Heritage Action, an arm of the Heritage Foundation, has been one of the principal Republican think tanks helping to amplify the grassroots Tea Party message that demanded a fight over the Affordable Care Act during Congress' August recess.

In its view, and there is some evidence to confirm it, mainstream D.C. Republicans were dragged kicking and screaming into the fight over the health care law. From Sen. John McCain, R-Ariz., to Sen. John Cornyn, R-Texas, Washington Republicans voiced their views, at least initially, that such a strategy was ill-conceived.

Now that they are in the fight, however, conservative advocates have no intention of abandoning their demands, or allowing government funding to be rolled into broader negotiations over the debt limit.

"The attention of Republicans and conservatives needs to go back on Obamacare, not on other ways out of this situation," Needham warned.

He also praised House Speaker John Boehner's strategy of holding votes on funding the government one piece at a time.
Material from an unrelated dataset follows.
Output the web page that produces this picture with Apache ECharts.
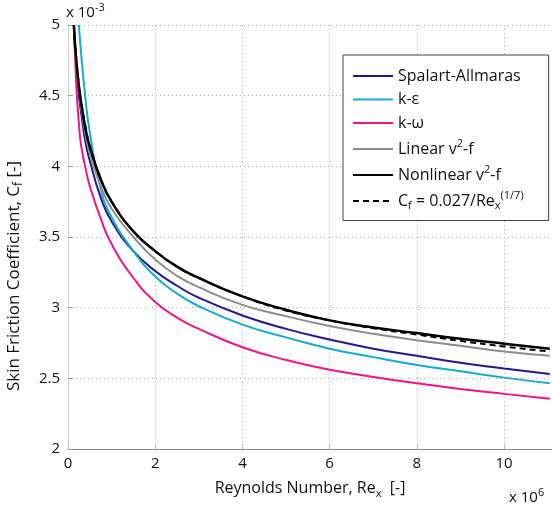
<!DOCTYPE html>
<html><head><meta charset="utf-8">
<script src="https://cdn.jsdelivr.net/npm/echarts@6/dist/echarts.min.js"></script>
<style>html,body{margin:0;padding:0;background:#fff}#c{width:552px;height:506px}</style>
</head><body><div id="c"></div>
<script>
// Reynolds number (x 10^6)
const reynolds =        [0.135, 0.15, 0.17, 0.2,  0.25, 0.3,   0.4,  0.5,  0.75, 1,    1.5,  2,    2.5,   3,     4,     5,     6,     7,     8,     9,     10,    11.05];
// Skin friction coefficient (x 10^-3)
const spalartAllmaras = [4.98,  4.89, 4.79, 4.68, 4.50, 4.38,  4.17, 4.04, 3.78, 3.61, 3.40, 3.26, 3.155, 3.07,  2.945, 2.85,  2.775, 2.71,  2.66,  2.61,  2.57,  2.53];
const kEpsilon =        [null,  null, null, null, 5.0,  4.80,  4.48, 4.24, 3.84, 3.64, 3.40, 3.22, 3.10,  3.01,  2.88,  2.79,  2.71,  2.65,  2.595, 2.55,  2.505, 2.465];
const kOmega =          [5.0,   4.88, 4.72, 4.52, 4.30, 4.15,  3.99, 3.86, 3.63, 3.45, 3.21, 3.04, 2.93,  2.85,  2.72,  2.63,  2.56,  2.51,  2.465, 2.425, 2.39,  2.355];
const linearV2f =       [4.99,  4.90, 4.81, 4.70, 4.55, 4.42,  4.23, 4.09, 3.86, 3.70, 3.50, 3.34, 3.225, 3.145, 3.02,  2.94,  2.87,  2.815, 2.77,  2.73,  2.69,  2.66];
const nonlinearV2f =    [5.0,   4.92, 4.83, 4.72, 4.57, 4.455, 4.27, 4.14, 3.91, 3.75, 3.54, 3.40, 3.29,  3.21,  3.08,  2.985, 2.91,  2.86,  2.82,  2.78,  2.745, 2.71];
const correlation =     [5.0,   4.92, 4.83, 4.72, 4.57, 4.455, 4.28, 4.14, 3.91, 3.75, 3.54, 3.40, 3.29,  3.21,  3.08,  2.98,  2.91,  2.855, 2.81,  2.765, 2.725, 2.69];

const seriesNames = ['Spalart-Allmaras', 'k-ε', 'k-ω', 'Linear v2-f', 'Nonlinear v2-f', 'Cf correlation'];
const xTicks = [0, 2, 4, 6, 8, 10];
const yTicks = [2, 2.5, 3, 3.5, 4, 4.5, 5];

const FONT = 'Open Sans';
function pairs(ys) {
  const out = [];
  reynolds.forEach((x, i) => { if (ys[i] != null) out.push([x, ys[i]]); });
  return out;
}
function rich(sz) {
  return {
    sup: {fontFamily: FONT, fontSize: sz, padding: [0, 0, 10, 0], color: '#111'},
    sub: {fontFamily: FONT, fontSize: sz, padding: [10, 0, 0, 0], color: '#111'}
  };
}
const legendLabels = {
  'Spalart-Allmaras': 'Spalart-Allmaras',
  'k-ε': 'k-ε',
  'k-ω': 'k-ω',
  'Linear v2-f': 'Linear v{sup|2}-f',
  'Nonlinear v2-f': 'Nonlinear v{sup|2}-f',
  'Cf correlation': 'C{sub|f} = 0.027/Re{sub|x}{sup|(1/7)}'
};

function line(name, data, color, width, type, z) {
  return {
    name, type: 'line', data: pairs(data), showSymbol: false, symbol: 'none',
    smooth: 0.5, z,
    lineStyle: {color, width, type}, itemStyle: {color}
  };
}

const chart = echarts.init(document.getElementById('c'), null, {renderer: 'canvas'});
chart.setOption({
  animation: false,
  backgroundColor: '#fff',
  textStyle: {fontFamily: FONT},
  grid: {left: 68, right: -1, top: 25, bottom: 57},
  xAxis: {
    type: 'value', min: 0, max: 11.1, interval: 2,
    axisLine: {lineStyle: {color: '#888', width: 1}},
    axisTick: {inside: true, length: 5, lineStyle: {color: '#bbb'}},
    axisLabel: {showMaxLabel: false, fontFamily: FONT, fontSize: 15, color: '#111', margin: 7,
      formatter: v => xTicks.includes(v) ? String(v) : ''},
    splitLine: {show: true, lineStyle: {color: '#aaa', width: 1, type: [1, 3]}},
    name: 'Reynolds Number, Re{sub|x}  [-]',
    nameLocation: 'middle', nameGap: 29,
    nameTextStyle: {fontFamily: FONT, fontSize: 16, color: '#111', rich: rich(11)}
  },
  yAxis: {
    type: 'value', min: 2, max: 5, interval: 0.5,
    axisLine: {show: true, lineStyle: {color: '#ccc', width: 1}},
    axisTick: {show: true, inside: true, length: 5, lineStyle: {color: '#999'}},
    axisLabel: {fontFamily: FONT, fontSize: 15, color: '#111', margin: 8,
      formatter: v => yTicks.includes(v) ? String(v) : ''},
    splitLine: {show: true, lineStyle: {color: '#aaa', width: 1, type: [1, 3]}}
  },
  legend: {
    data: seriesNames,
    orient: 'vertical', left: 343, top: 55,
    backgroundColor: '#fff', borderColor: '#444', borderWidth: 1, borderRadius: 0,
    padding: [13, 25, 9, 9],
    itemWidth: 40, itemHeight: 12, itemGap: 7.5,
    itemStyle: {opacity: 0},
    textStyle: {fontFamily: FONT, fontSize: 16, color: '#111', rich: rich(11)},
    formatter: n => legendLabels[n]
  },
  graphic: [
    {type: 'text', x: 66, y: 13, style: {text: 'x 10{sup|-3}', font: '15px "Open Sans"', fill: '#111',
      verticalAlign: 'middle', rich: rich(11)}},
    {type: 'text', x: 509, y: 498, style: {text: 'x 10{sup|6}', font: '15px "Open Sans"', fill: '#111',
      verticalAlign: 'middle', rich: rich(11)}},
    {type: 'text', x: 14, y: 276, rotation: Math.PI / 2,
      style: {text: 'Skin Friction Coefficient, C{sub|f} [-]', font: '17px "Open Sans"', fill: '#111',
        align: 'center', verticalAlign: 'middle', rich: rich(12)}}
  ],
  series: [
    line(seriesNames[0], spalartAllmaras, '#23198f', 2, 'solid', 2),
    line(seriesNames[1], kEpsilon, '#16abcf', 2, 'solid', 2),
    line(seriesNames[2], kOmega, '#f0148c', 2, 'solid', 2),
    line(seriesNames[3], linearV2f, '#8c8c8c', 2, 'solid', 3),
    line(seriesNames[5], correlation, '#000', 2, [6, 4], 4),
    line(seriesNames[4], nonlinearV2f, '#000', 2.5, 'solid', 5)
  ]
});
</script></body></html>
"I think we will win the debate over the government shutdown," Needham said. "If we want to sit in a government shutdown over the next several weeks over the [National Labor Relations Board] and the [Environmental Protection Agency] being shut down, I'm perfectly happy to sit in that situation until President Obama stops this unaffordable and unfair law."

But in some quarters in Washington, the conversation has moved beyond the government shutdown to the debt ceiling.

Even Rep. Paul Ryan, the rising Republican star and former vice presidential nominee, suggested a way out of the debt ceiling impasse that had nothing to do with the health care law.

In an op-ed in The Wall Street Journal today, Ryan didn't mention the health care law once.

So what does that mean for the Republican Party? Well, for one thing, it is a clear warning shot that the forces who pushed the party into its current bargaining position are not interested in backing down. Instead, they're emboldened.

Even though the Oct. 1 deadline that initially motivated their push during the August recess has come and gone, they are now looking to Jan. 1, the date the provisions of the health care law go into effect, as the next benchmark.

Their goal is nothing less than rolling back what they view as a massive entitlement before it becomes significantly more difficult to do so.

"I think if there isn't a continuous fight on Obamacare, we will get single payer in a couple of years," Needham said, referring to a policy proposal backed by some Democrats during the 2010 health care debate that would put the government in charge of managing the country's health care system.